Short task:
Make an exact copy of all the material below, apart from the pictures.

Recorded data:
··········

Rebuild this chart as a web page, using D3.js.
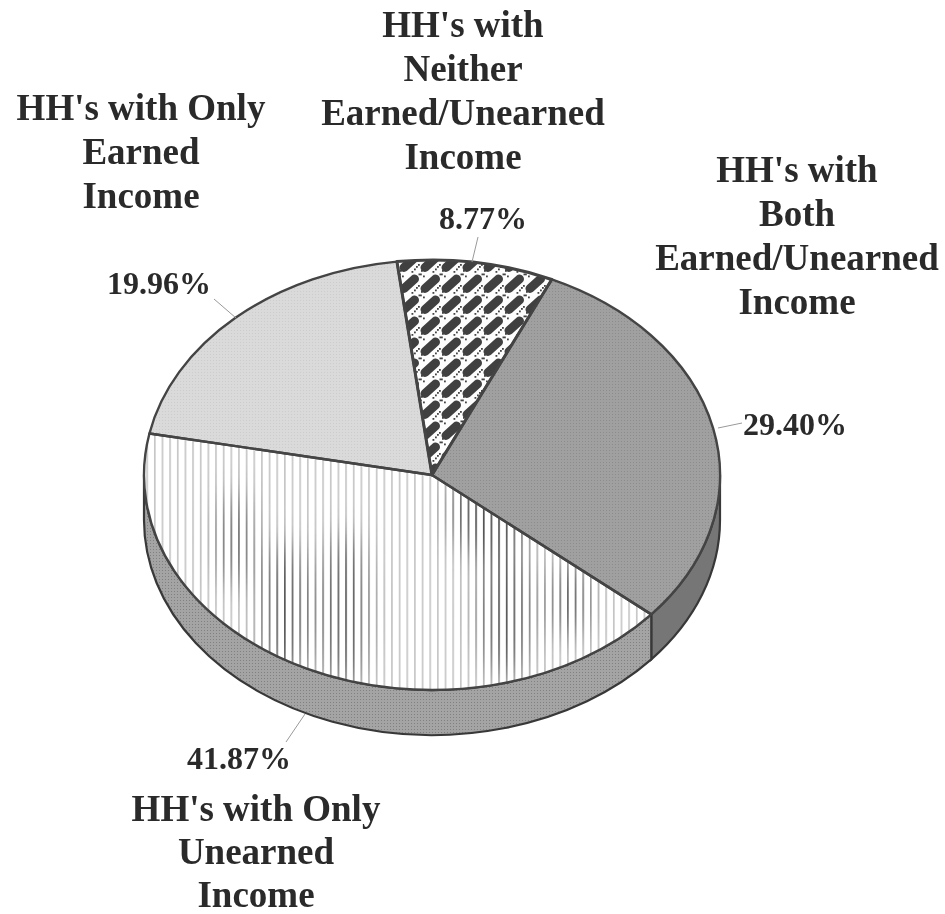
<!DOCTYPE html>
<html><head><meta charset="utf-8">
<script src="https://cdn.jsdelivr.net/npm/d3@7"></script>
<style>html,body{margin:0;padding:0;background:#fff}svg{display:block;filter:blur(0.45px)}
text{font-family:"Liberation Serif","Times New Roman",serif;font-weight:700;fill:#2a2a2a}</style>
</head><body><svg id="c" width="945" height="914"></svg>
<script>
const categories=["Neither","Both","Unearned","Earned"];
const values=[8.77,29.40,41.87,19.96];
const valueLabels=["8.77%","29.40%","41.87%","19.96%"];
const categoryLines=[
 ["HH's with","Neither","Earned/Unearned","Income"],
 ["HH's with","Both","Earned/Unearned","Income"],
 ["HH's with Only","Unearned","Income"],
 ["HH's with Only","Earned","Income"]];

// layout
const catAnchor=[[463,37,44],[797,182,44],[256,821,43],[141,120,44]];
const valueAnchor=[[483,229],[795,435],[239,769],[159,294]];
const leaders=[[[478,237],[472,262]],[[718,428],[742,423]],[[286,742],[305,714]],[[214,299],[236,318]]];
const patterns=["pNeither","pBoth","pUnearned","pEarned"];
const sideFills=[null,"#767676","url(#pSide)",null];
const cx=432,cy=475,rx=288,ry=215,depth=45,start=-7*Math.PI/180;

const svg=d3.select("#c"),defs=svg.append("defs");
function tile(id,size,draw){const p=defs.append("pattern").attr("id",id).attr("patternUnits","userSpaceOnUse")
  .attr("width",size).attr("height",size);draw(p);}
tile("pEarned",3,p=>{p.append("rect").attr("width",3).attr("height",3).attr("fill","#dadada");
  p.append("rect").attr("width",1).attr("height",1).attr("fill","#cccccc");});
tile("pBoth",3,p=>{p.append("rect").attr("width",3).attr("height",3).attr("fill","#a0a0a0");
  p.append("rect").attr("width",1).attr("height",1).attr("fill","#8c8c8c");});
tile("pSide",3,p=>{p.append("rect").attr("width",3).attr("height",3).attr("fill","#a4a4a4");
  p.append("rect").attr("width",1).attr("height",1).attr("fill","#808080");});
defs.append("pattern").attr("id","pStripe").attr("patternUnits","userSpaceOnUse")
  .attr("width",7.65).attr("height",8).call(p=>{
  p.append("rect").attr("x",1).attr("width",1.6).attr("height",8).attr("fill","#fff");});
defs.append("mask").attr("id","mStripe").attr("maskUnits","userSpaceOnUse")
  .attr("x",0).attr("y",0).attr("width",945).attr("height",914)
  .append("rect").attr("width",945).attr("height",914).attr("fill","url(#pStripe)");
defs.append("filter").attr("id","soft").attr("x","-50%").attr("y","-50%").attr("width","200%").attr("height","200%")
  .append("feGaussianBlur").attr("stdDeviation",14);
tile("pNeither",21,p=>{
  p.append("rect").attr("width",21).attr("height",21).attr("fill","#fdfdfd");
  p.append("line").attr("x1",5).attr("y1",15.5).attr("x2",15.5).attr("y2",6)
   .attr("stroke","#404040").attr("stroke-width",9).attr("stroke-linecap","round");
  [[19.5,0.5],[17,14],[19,12],[15,16.5],[12.5,19],[1,18],[0,0.5],[3,2.5]].forEach(d=>
    p.append("rect").attr("x",d[0]).attr("y",d[1]).attr("width",1.8).attr("height",1.8).attr("fill","#444"));
});

const x=a=>cx+rx*Math.sin(a), y=a=>cy-ry*Math.cos(a);
const arcs=d3.pie().sort(null).startAngle(start).endAngle(start+2*Math.PI)(values);
const wedge=d=>{const lg=(d.endAngle-d.startAngle)>Math.PI?1:0;
   return `M${cx},${cy}L${x(d.startAngle)},${y(d.startAngle)}A${rx},${ry} 0 ${lg} 1 ${x(d.endAngle)},${y(d.endAngle)}Z`;};

function sidePath(a0,a1){const lg=(a1-a0)>Math.PI?1:0;
  return `M${x(a0)},${y(a0)}A${rx},${ry} 0 ${lg} 1 ${x(a1)},${y(a1)}L${x(a1)},${y(a1)+depth}A${rx},${ry} 0 ${lg} 0 ${x(a0)},${y(a0)+depth}Z`;}
const sideG=svg.append("g");
arcs.forEach((d,i)=>{ if(!sideFills[i])return;
  const a0=Math.max(d.startAngle,Math.PI/2), a1=Math.min(d.endAngle,Math.PI*1.5);
  sideG.append("path").attr("d",sidePath(a0,a1)).attr("fill",sideFills[i])
   .attr("stroke","#383838").attr("stroke-width",2.2);});

// slice fills
const sliceG=svg.append("g");
sliceG.selectAll("path").data(arcs).join("path")
 .attr("d",wedge).attr("fill",(d,i)=>patterns[i]==="pUnearned"?"#fff":`url(#${patterns[i]})`);
// the scan's moire in the vertical rules of the Unearned slice
defs.append("clipPath").attr("id","cUnearned").append("path").attr("d",wedge(arcs[2]));
const rules=svg.append("g").attr("clip-path","url(#cUnearned)").append("g").attr("mask","url(#mStripe)");
rules.append("rect").attr("width",945).attr("height",914).attr("fill","#c4c4c4");
rules.append("g").attr("filter","url(#soft)").selectAll("ellipse")
 .data([[285,610,22,70],[345,610,22,80],[490,510,40,50],[505,610,25,70],[235,540,15,50],[570,600,18,40]])
 .join("ellipse").attr("cx",d=>d[0]).attr("cy",d=>d[1]).attr("rx",d=>d[2]).attr("ry",d=>d[3]).attr("fill","#444");
// slice outlines
svg.append("g").selectAll("path").data(arcs).join("path")
 .attr("d",wedge).attr("fill","none")
 .attr("stroke","#444").attr("stroke-width",(d,i)=>i===0?3:2.4).attr("stroke-linejoin","round");

svg.append("g").selectAll("path").data(leaders).join("path")
 .attr("d",d3.line()).attr("fill","none").attr("stroke","#999").attr("stroke-width",1);

svg.append("g").selectAll("text").data(valueLabels).join("text")
 .attr("x",(d,i)=>valueAnchor[i][0]).attr("y",(d,i)=>valueAnchor[i][1])
 .attr("text-anchor","middle").attr("font-size",32).text(d=>d);
const g=svg.append("g");
categoryLines.forEach((lines,k)=>{
  const [ax,ay,step]=catAnchor[k];
  const t=g.append("text").attr("text-anchor","middle").attr("font-size",37);
  lines.forEach((l,i)=>t.append("tspan").attr("x",ax).attr("y",ay+i*step).text(l));
});
</script></body></html>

··········

Response:
Rebuild this chart as a web page, using D3.js.
<!DOCTYPE html>
<html><head><meta charset="utf-8">
<script src="https://cdn.jsdelivr.net/npm/d3@7"></script>
<style>html,body{margin:0;padding:0;background:#fff}svg{display:block;filter:blur(0.45px)}
text{font-family:"Liberation Serif","Times New Roman",serif;font-weight:700;fill:#2a2a2a}</style>
</head><body><svg id="c" width="945" height="914"></svg>
<script>
const categories=["Neither","Both","Unearned","Earned"];
const values=[8.77,29.40,41.87,19.96];
const valueLabels=["8.77%","29.40%","41.87%","19.96%"];
const categoryLines=[
 ["HH's with","Neither","Earned/Unearned","Income"],
 ["HH's with","Both","Earned/Unearned","Income"],
 ["HH's with Only","Unearned","Income"],
 ["HH's with Only","Earned","Income"]];

// layout
const catAnchor=[[463,37,44],[797,182,44],[256,821,43],[141,120,44]];
const valueAnchor=[[483,229],[795,435],[239,769],[159,294]];
const leaders=[[[478,237],[472,262]],[[718,428],[742,423]],[[286,742],[305,714]],[[214,299],[236,318]]];
const patterns=["pNeither","pBoth","pUnearned","pEarned"];
const sideFills=[null,"#767676","url(#pSide)",null];
const cx=432,cy=475,rx=288,ry=215,depth=45,start=-7*Math.PI/180;

const svg=d3.select("#c"),defs=svg.append("defs");
function tile(id,size,draw){const p=defs.append("pattern").attr("id",id).attr("patternUnits","userSpaceOnUse")
  .attr("width",size).attr("height",size);draw(p);}
tile("pEarned",3,p=>{p.append("rect").attr("width",3).attr("height",3).attr("fill","#dadada");
  p.append("rect").attr("width",1).attr("height",1).attr("fill","#cccccc");});
tile("pBoth",3,p=>{p.append("rect").attr("width",3).attr("height",3).attr("fill","#a0a0a0");
  p.append("rect").attr("width",1).attr("height",1).attr("fill","#8c8c8c");});
tile("pSide",3,p=>{p.append("rect").attr("width",3).attr("height",3).attr("fill","#a4a4a4");
  p.append("rect").attr("width",1).attr("height",1).attr("fill","#808080");});
defs.append("pattern").attr("id","pStripe").attr("patternUnits","userSpaceOnUse")
  .attr("width",7.65).attr("height",8).call(p=>{
  p.append("rect").attr("x",1).attr("width",1.6).attr("height",8).attr("fill","#fff");});
defs.append("mask").attr("id","mStripe").attr("maskUnits","userSpaceOnUse")
  .attr("x",0).attr("y",0).attr("width",945).attr("height",914)
  .append("rect").attr("width",945).attr("height",914).attr("fill","url(#pStripe)");
defs.append("filter").attr("id","soft").attr("x","-50%").attr("y","-50%").attr("width","200%").attr("height","200%")
  .append("feGaussianBlur").attr("stdDeviation",14);
tile("pNeither",21,p=>{
  p.append("rect").attr("width",21).attr("height",21).attr("fill","#fdfdfd");
  p.append("line").attr("x1",5).attr("y1",15.5).attr("x2",15.5).attr("y2",6)
   .attr("stroke","#404040").attr("stroke-width",9).attr("stroke-linecap","round");
  [[19.5,0.5],[17,14],[19,12],[15,16.5],[12.5,19],[1,18],[0,0.5],[3,2.5]].forEach(d=>
    p.append("rect").attr("x",d[0]).attr("y",d[1]).attr("width",1.8).attr("height",1.8).attr("fill","#444"));
});

const x=a=>cx+rx*Math.sin(a), y=a=>cy-ry*Math.cos(a);
const arcs=d3.pie().sort(null).startAngle(start).endAngle(start+2*Math.PI)(values);
const wedge=d=>{const lg=(d.endAngle-d.startAngle)>Math.PI?1:0;
   return `M${cx},${cy}L${x(d.startAngle)},${y(d.startAngle)}A${rx},${ry} 0 ${lg} 1 ${x(d.endAngle)},${y(d.endAngle)}Z`;};

function sidePath(a0,a1){const lg=(a1-a0)>Math.PI?1:0;
  return `M${x(a0)},${y(a0)}A${rx},${ry} 0 ${lg} 1 ${x(a1)},${y(a1)}L${x(a1)},${y(a1)+depth}A${rx},${ry} 0 ${lg} 0 ${x(a0)},${y(a0)+depth}Z`;}
const sideG=svg.append("g");
arcs.forEach((d,i)=>{ if(!sideFills[i])return;
  const a0=Math.max(d.startAngle,Math.PI/2), a1=Math.min(d.endAngle,Math.PI*1.5);
  sideG.append("path").attr("d",sidePath(a0,a1)).attr("fill",sideFills[i])
   .attr("stroke","#383838").attr("stroke-width",2.2);});

// slice fills
const sliceG=svg.append("g");
sliceG.selectAll("path").data(arcs).join("path")
 .attr("d",wedge).attr("fill",(d,i)=>patterns[i]==="pUnearned"?"#fff":`url(#${patterns[i]})`);
// the scan's moire in the vertical rules of the Unearned slice
defs.append("clipPath").attr("id","cUnearned").append("path").attr("d",wedge(arcs[2]));
const rules=svg.append("g").attr("clip-path","url(#cUnearned)").append("g").attr("mask","url(#mStripe)");
rules.append("rect").attr("width",945).attr("height",914).attr("fill","#c4c4c4");
rules.append("g").attr("filter","url(#soft)").selectAll("ellipse")
 .data([[285,610,22,70],[345,610,22,80],[490,510,40,50],[505,610,25,70],[235,540,15,50],[570,600,18,40]])
 .join("ellipse").attr("cx",d=>d[0]).attr("cy",d=>d[1]).attr("rx",d=>d[2]).attr("ry",d=>d[3]).attr("fill","#444");
// slice outlines
svg.append("g").selectAll("path").data(arcs).join("path")
 .attr("d",wedge).attr("fill","none")
 .attr("stroke","#444").attr("stroke-width",(d,i)=>i===0?3:2.4).attr("stroke-linejoin","round");

svg.append("g").selectAll("path").data(leaders).join("path")
 .attr("d",d3.line()).attr("fill","none").attr("stroke","#999").attr("stroke-width",1);

svg.append("g").selectAll("text").data(valueLabels).join("text")
 .attr("x",(d,i)=>valueAnchor[i][0]).attr("y",(d,i)=>valueAnchor[i][1])
 .attr("text-anchor","middle").attr("font-size",32).text(d=>d);
const g=svg.append("g");
categoryLines.forEach((lines,k)=>{
  const [ax,ay,step]=catAnchor[k];
  const t=g.append("text").attr("text-anchor","middle").attr("font-size",37);
  lines.forEach((l,i)=>t.append("tspan").attr("x",ax).attr("y",ay+i*step).text(l));
});
</script></body></html>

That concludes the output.